Ufa! Agora vamos às vantagens:
1) Diversos ramos possíveis dentro da área: o mercado musical oferece muitas aéreas diferentes de atuação. E mesmo dentro de cada área, há diversas ramificações e especializações;
2) Trabalhar naquilo que gosta, que tem como vocação: uma pessoa que tem aptidão ou fascínio pela vida artística sente-se privilegiada e gratificada quando consegue fazer de sua arte sua profissão;
3) Exercer uma profissão prazerosa que lida com a felicidade das pessoas: além da comprovação científica de estimular a atividade cerebral, causando prazer em quem a pratica, a Música se faz presente principalmente em shows, festas, cerimônias e comemorações, momentos onde os ouvintes estão com a sensibilidade aflorada (alegres e receptivos);
4) Liberdade para selecionar serviços e determinar o seu horário: como toda atividade autônoma, o músico tem maior liberdade de selecionar seus trabalhos, negociar seu preço e o período do dia que se dedicará à função;
5) Trabalhar em lugares variados: mesmo quando fica por muito tempo tocando um mesmo repertório, o músico raramente se entedia no trabalho, pois atua em lugares diversos, para públicos diferentes, tendo a possibilidade de conhecer localidades distantes, caras ou de acesso restrito que, normalmente, não teria condições de frequentar;
6) Encantar as pessoas com seu trabalho: pela característica sensorial, a Música é uma das poucas atividades que pode ser apreciada por praticamente qualquer pessoa, mesmo a completamente leiga, causando fascinação pela maneira imaterial e invisível que sensibiliza os ouvintes;
7) Conseguir alguns trabalhos que não necessitem de graduação: apesar de requerer muito estudo e especializações tanto quanto as profissões de formação mais demorada e exigente, muitos ramos da área musical podem ser exercidos por amadores, autodidatas e/ou estudantes ainda em processo de formação;
8) Ter a possibilidade de desfrutar um sucesso repentino e aumentar o rendimento rapidamente: mesmo dependendo de uma boa dose de sorte, é possível estar envolvido num trabalho que consiga fazer muito sucesso de uma hora pra outra, aumentando exponencialmente seu ganho e repercussão profissional (até sem ter estudado muito);
9) Receber feedback instantâneo: como a performance musical é feita em tempo real, o músico recebe a resposta do seu trabalho no mesmo instante, tendo uma ideia de sua aceitação pela reação do público.
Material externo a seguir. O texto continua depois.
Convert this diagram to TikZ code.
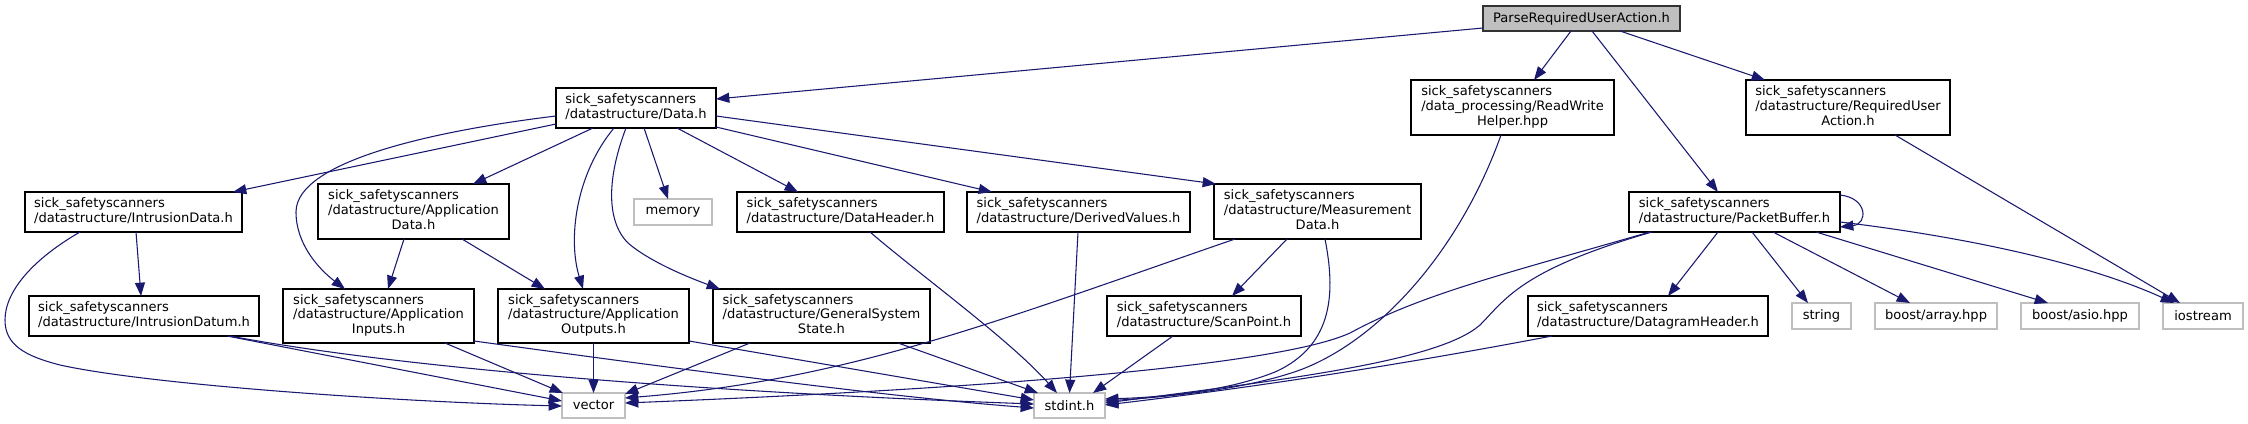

Em algumas situações, dependendo da extensão e variedade do seu repertório, pode até adaptá-lo de acordo com o perfil de ouvinte que encontrar e da resposta que estiver obtendo durante a apresentação;
10) Entreter, conectar-se e trocar energia com pessoas que apreciam seu trabalho: mesmo em bares, festas e eventos, onde o público não está indo propriamente assistir a apresentação musical, um repertório bem colocado e/ou uma boa execução/performance contagiará os ouvintes a participarem e interagirem, pois, com poucas exceções, já estarão pré-dispostos pelo ambiente festivo (vide item 3 desta lista de vantagens). Num show ou apresentação específica, conseguir essa interação é ainda mais natural, já que os ouvintes foram até lá especificamente para assisti-lo (o músico cover tem uma experiência bem próxima quando toca uma música que esteja fazendo muito sucesso ou quando sua performance sensibiliza o fã do artista que está sendo reproduzido);
11) Gostar de trabalhar com Música;
12) Gostar de trabalhar com Música;
13) Gostar de trabalhar com Música;
14) Gostar de trabalhar com Música;
15) Gostar de trabalhar com Música;
16) Gostar de trabalhar com Música;
17) Gostar de trabalhar com Música.
Os últimos sete itens são uma alusão ao amor que move a grande maioria de seus profissionais, tornando suportável as desvantagens e equilibrando a balança de satisfação/realização.
Conheci dois ex-músicos que abandonaram a profissão para melhorar seu nível econômico trabalhando em outra área. Ambos conseguiram esse objetivo. O primeiro disse estar arrependido pois, agora que ganhar dinheiro não era mais um problema para ele, percebeu que era mais feliz quando era músico e com renda menor. Já o segundo disse estar convicto de ter feito a escolha certa, pois sabia que dificilmente conseguiria comprar a residência no bairro de classe média-alta onde morava e o carro de luxo que possuía se tivesse seguido na carreira musical. Qual opinião é a mais sensata? As duas, já que as avaliações refletem o que é mais importante para cada um deles! O que faz uma pessoa feliz pode não fazer uma outra. Mas e VOCÊ? Com qual prioridade se identifica mais? Pense nisso antes de tomar sua decisão!